Translate

Saturday, September 21, 2013

Grow, damn you!




There comes a point in every houseplant’s life when you have to say enough is enough.  Or, there is the strategy of accepting that a dozen leaves on a couple of stems is as good as it is going to get and that is OK.

I do remember that the plant on the dining table used to have flowers.  They were not wholesome British-type flowers with visible centre bits and radiating petals of a bracing and straightforward colour.  No, this plant was more of the cheaper end of the orchid-like plants; possibly a weed from one of the more exotic locations where temperature encouraged growth and depressed wages.  Who knows.  I chose it because it was vertical, cheap and had interestingly linen-white flowers of simple convolution.

But the flowers are very much a thing of the past and the leaves of the plant are of that evergreen-looking stasis variety where it is difficult to tell if they are alive or dead.  I do however push a few drops of water (and the odd cup of cold tea) its way from time to time to show that I care. 

There is a drooping, crinkled offshoot of a more virulent green - part of which looks as though it is literally unfolding – which would seem to suggest that there is something botanical stirring which might be worth tying to the slender stick which keeps the main part upright.

I do remember that Ingrid always had the knack of making any plant that I took down to Devon have a life well beyond the expectations of the shops in which I bought them!  One orchid I bought her became more of a hardy perennial than the delicately elusive whiff of strange beauty that is was for others.

I am inclined to think that the plant is merely taunting me with non-death rather than suggesting that it can bloom again.  But I will persevere and who knows, in the near future I may be using my Grown Up Camera to record its splendour!  Floreat flower!

Toni is now in Terrassa watching, so I am informed, his five-year-old nephew play his first game of club football as a striker.  I am in Castelldefels.  There are some things that . . . And watching five year olds play football is one of them.

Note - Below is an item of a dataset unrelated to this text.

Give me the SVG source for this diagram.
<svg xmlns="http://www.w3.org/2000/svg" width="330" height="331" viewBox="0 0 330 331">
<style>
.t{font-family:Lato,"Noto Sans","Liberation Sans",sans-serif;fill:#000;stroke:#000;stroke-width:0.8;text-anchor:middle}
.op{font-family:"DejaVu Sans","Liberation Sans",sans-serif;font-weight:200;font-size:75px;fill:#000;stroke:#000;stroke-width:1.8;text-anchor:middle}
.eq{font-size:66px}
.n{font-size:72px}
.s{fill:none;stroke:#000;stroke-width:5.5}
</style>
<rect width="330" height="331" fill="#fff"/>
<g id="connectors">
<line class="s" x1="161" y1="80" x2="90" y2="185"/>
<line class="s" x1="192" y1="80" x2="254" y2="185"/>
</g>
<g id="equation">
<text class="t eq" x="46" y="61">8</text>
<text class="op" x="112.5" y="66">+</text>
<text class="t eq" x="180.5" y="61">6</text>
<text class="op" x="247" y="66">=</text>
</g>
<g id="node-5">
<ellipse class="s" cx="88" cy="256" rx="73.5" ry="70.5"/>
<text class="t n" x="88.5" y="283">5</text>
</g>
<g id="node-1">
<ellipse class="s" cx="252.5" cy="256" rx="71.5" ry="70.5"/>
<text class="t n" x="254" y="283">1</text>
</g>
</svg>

Lunch was a sort of bolognaise with fresh pasta with what felt like chicken paste but which cooked up into something approaching mince.  Very nice it was too, through there was far too much of it and I felt that I had done a Paul or a Clarrie and cooked for too many people who were not there.  In a fit of economic intelligence I have saved the remains and will add curry powder and rice to make an entirely different meal tomorrow!  And I will add garlic, which I now realise I ignored completely in my gastronomic spurt!

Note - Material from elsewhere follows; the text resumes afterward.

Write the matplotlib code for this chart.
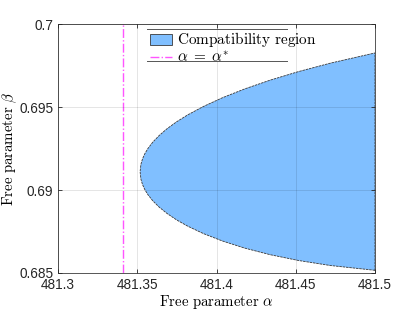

Revision is not progressing with anything like the rigor which exists in my mind.  I think the basic trouble is two-fold: firstly, I am far too interested in what I am supposed to learn and find myself getting carried away in the reading of it rather than the learning; and secondly with the Disaster of the Third Essay I am now unable to gain the highest grade for the course.  I didn’t fail you understand, I was 33% higher than a fail mark, but I was 6% away from getting the grade I wanted for the writing.  And if you don’t get equal excellence in writing and examination then you merely “pass” the course.  Ah well, it is not as if these first level courses count for the final class of degree, so there is time to get my mind back into the OU groove and follow the instructions in the way that I know that I should have done.  

And revise thoroughly.

I am sure that it is in “The Lion, the Witch and the Wardrobe” that kids get sent to a house owned by a professor/relative and guarded by a protective Housekeeper who tells the children that they need to be quite because a Grown Up is working.  When I read this (only child, always reading) I felt that this was totally unfair to children who, obviously, did not make that much noise and the “seen but not heard” slur was totally unjustified.

I am British.  I now live in Spain.  I am that Grown Up.  And the purchase of a high-powered rifle with telescopic sights seems more and more attractive as the howling, wailing Banshees who live in the houses two pools away cry aloud for destruction!  As they are Spanish children they all follow their national stereotypes and scream at each other simultaneously.  What their parents do, apart from fill their ears with liquid wax and weep, I do not know – but they certainly to do not restrict the decibels in any way, shape or form. 

God rot them!

Though they have now, it being dark, gone in – and the silence is wonderful.  Isn’t there a heresy that posits that good must be counterbalanced by evil and that as they are co-eternal and co-created one cannot be assumed to be better than the other, in the sense that evil needs to exist so that we can appreciate good?  Probably the ever-loving Roman church preached a crusade and extirpated such heresy with sword and fire, but only in the name of love.  Perhaps those revoltingly obtrusive kids were necessary to make me appreciate the finer delights of silence.  It is the concept of necessary evil!

Tomorrow Toni stays in Terrassa and that is supposed to be the ideal opportunity for me to get Iconoclasm nailed, so to speak.  I fully intend to write an answer on this theme as long as I can get the spelling of the fourth reformer (i.e. not Luther, Calvin or Zwingli, but the one beginning with M) firmly in my memory.  And did I know that Calvin was French?  Always learning!

And now I think I shall have recourse to my iPad not only to download the new operating system which I like on my iPhone, but also to indulge a little in the BBC programmes that are available at the monthly subscription that we distant Brits have to pay. 

One should always try and get one’s money’s worth!